The mechanistic-modelling community — pharmacometrics, physiologically-based pharmacokinetics, quantitative systems pharmacology — has been building this kind of artefact for forty years. The European Medicines Agency holds a recognised set of qualifications for these models as drug-development tools. The Living Heart Project at Dassault Systèmes is a finite-element multi-physics model of the human heart, parameterised to individual patients, and it is what cardiac-device companies actually use to ask counterfactual questions about device design. Certara’s Simcyp, Open Systems Pharmacology’s PK-Sim, esqLABS’ models, and a growing systems-biology literature on what is now being called immune digital twins — these are the artefacts the engineering definition of digital twin actually fits.

They are coupled differential equations. They are parameterised at the level of organ, enzyme, transporter, ion channel. You can change the dose and re-integrate and read a different trajectory. They are not trained on patient timelines; they are built from physiology. The data fits them; they do not fit the data.

These models are not perfect.
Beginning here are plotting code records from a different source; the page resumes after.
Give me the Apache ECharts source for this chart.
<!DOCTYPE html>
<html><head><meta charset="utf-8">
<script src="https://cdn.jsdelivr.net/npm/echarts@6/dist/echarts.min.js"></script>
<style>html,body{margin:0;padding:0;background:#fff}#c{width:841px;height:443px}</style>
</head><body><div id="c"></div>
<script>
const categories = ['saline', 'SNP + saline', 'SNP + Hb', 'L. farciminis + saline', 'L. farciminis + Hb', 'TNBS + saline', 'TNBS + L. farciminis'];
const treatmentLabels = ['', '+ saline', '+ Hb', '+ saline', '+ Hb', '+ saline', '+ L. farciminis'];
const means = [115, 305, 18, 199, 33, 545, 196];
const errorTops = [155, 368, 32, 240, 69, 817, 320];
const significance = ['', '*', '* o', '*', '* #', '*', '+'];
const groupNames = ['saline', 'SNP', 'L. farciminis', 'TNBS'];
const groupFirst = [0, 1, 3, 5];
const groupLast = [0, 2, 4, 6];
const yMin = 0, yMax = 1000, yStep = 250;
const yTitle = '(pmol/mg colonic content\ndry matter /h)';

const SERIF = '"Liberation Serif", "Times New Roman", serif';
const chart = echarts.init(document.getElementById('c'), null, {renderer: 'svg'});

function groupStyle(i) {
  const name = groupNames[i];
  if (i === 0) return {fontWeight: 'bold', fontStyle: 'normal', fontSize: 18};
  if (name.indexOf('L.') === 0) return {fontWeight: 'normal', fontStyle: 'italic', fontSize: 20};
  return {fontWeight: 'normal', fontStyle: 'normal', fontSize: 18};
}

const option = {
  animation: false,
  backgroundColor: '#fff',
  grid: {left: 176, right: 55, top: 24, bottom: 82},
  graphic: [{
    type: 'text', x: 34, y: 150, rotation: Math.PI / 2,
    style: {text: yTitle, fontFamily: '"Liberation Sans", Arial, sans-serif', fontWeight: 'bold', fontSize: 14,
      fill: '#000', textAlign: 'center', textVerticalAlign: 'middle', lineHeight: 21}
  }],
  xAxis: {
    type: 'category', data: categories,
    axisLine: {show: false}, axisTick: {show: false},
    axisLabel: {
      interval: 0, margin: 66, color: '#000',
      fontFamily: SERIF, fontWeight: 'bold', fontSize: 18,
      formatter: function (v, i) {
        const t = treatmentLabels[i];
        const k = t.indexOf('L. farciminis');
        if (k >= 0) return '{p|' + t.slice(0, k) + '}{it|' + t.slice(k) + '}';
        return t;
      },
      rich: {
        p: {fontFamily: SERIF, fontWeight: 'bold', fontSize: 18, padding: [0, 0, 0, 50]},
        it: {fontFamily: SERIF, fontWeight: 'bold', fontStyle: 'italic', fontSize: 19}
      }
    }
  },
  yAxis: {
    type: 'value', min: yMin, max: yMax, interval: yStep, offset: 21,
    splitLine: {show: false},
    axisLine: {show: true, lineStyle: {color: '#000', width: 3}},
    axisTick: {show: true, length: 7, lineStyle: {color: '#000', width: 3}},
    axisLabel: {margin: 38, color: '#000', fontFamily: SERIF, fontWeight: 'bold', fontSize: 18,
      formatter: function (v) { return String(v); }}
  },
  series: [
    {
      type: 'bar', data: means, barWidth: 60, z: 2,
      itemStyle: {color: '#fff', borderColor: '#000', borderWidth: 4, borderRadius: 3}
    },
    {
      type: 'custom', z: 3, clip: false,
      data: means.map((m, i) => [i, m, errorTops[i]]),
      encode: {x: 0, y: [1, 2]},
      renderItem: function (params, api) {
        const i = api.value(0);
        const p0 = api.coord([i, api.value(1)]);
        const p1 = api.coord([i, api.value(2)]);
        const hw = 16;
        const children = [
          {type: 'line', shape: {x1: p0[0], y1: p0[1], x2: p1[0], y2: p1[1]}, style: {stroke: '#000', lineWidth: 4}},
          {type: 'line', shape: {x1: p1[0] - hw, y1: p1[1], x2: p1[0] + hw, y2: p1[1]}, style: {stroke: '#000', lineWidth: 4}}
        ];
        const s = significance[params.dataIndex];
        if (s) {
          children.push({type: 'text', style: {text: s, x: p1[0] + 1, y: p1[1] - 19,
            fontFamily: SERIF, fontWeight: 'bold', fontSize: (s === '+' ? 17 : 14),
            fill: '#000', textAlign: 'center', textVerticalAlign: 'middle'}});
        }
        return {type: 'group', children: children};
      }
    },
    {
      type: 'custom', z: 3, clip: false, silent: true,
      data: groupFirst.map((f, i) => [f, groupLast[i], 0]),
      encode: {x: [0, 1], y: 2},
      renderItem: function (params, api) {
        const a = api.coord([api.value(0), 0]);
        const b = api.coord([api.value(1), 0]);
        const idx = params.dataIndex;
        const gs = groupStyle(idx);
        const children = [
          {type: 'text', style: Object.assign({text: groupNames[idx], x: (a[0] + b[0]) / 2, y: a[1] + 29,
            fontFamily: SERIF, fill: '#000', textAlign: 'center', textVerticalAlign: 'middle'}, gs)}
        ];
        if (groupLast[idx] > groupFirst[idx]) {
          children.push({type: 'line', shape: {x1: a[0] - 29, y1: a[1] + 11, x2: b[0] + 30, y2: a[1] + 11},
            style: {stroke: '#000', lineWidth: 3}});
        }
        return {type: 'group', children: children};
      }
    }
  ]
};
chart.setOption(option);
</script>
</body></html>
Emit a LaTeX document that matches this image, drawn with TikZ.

They have known limitations — the parameter spaces are large, the calibration is hard, the validation is anchored on specific cohorts and may not generalise. The community is honest about this. There is a serious literature, much of it in CPT: Pharmacometrics & Systems Pharmacology and in EMA qualification documents, on exactly where these models work and where they don’t.

But they answer counterfactual questions, and Foresight does not.

Why the conflation matters

If the term patient digital twin gets settled on Foresight-style models in the public conversation, two things happen, both bad.

The first is that physicians and regulators will, eventually, ask the LLM-twin a counterfactual question — what happens if we change the dose — and get an answer. The answer will be confidently phrased and will look like a prediction. It will actually be the most likely observed next token under the dose-change prefix, which is not the same thing and is not even close to the same thing. Whether harm follows is an empirical question. The structural risk is real.

The second is that the actual patient digital twin — the mechanistic, counterfactual-capable, EMA-qualified kind — gets crowded out of the conversation. The authors of From Population-Based PBPK to Individualised Virtual Twins, published earlier this year, and the EMA’s recent presentations on QSP terminology, are both visibly trying to reclaim the label from the LLM camp.

What we’d like the field to do

Two small things would help.

Call Foresight, ETHOS, DT-GPT and the rest patient trajectory foundation models. That is what they are. The term is accurate, technically precise, and does not borrow credibility from an engineering tradition the architecture cannot honour.

Reserve patient digital twin for mechanistic, counterfactual-capable, parameterisable simulations of the individual patient. There are several such models in clinical and regulatory use today. They deserve the name they were given.

These are two different scientific projects. They are both worth doing. Conflating them helps neither.

Disclaimer. This note is a methodology and capability description, not medical or clinical advice. Modelled outputs are not substitutes for peer-reviewed evidence, regulatory review, or qualified clinical judgement. Raganele is not a medical practice.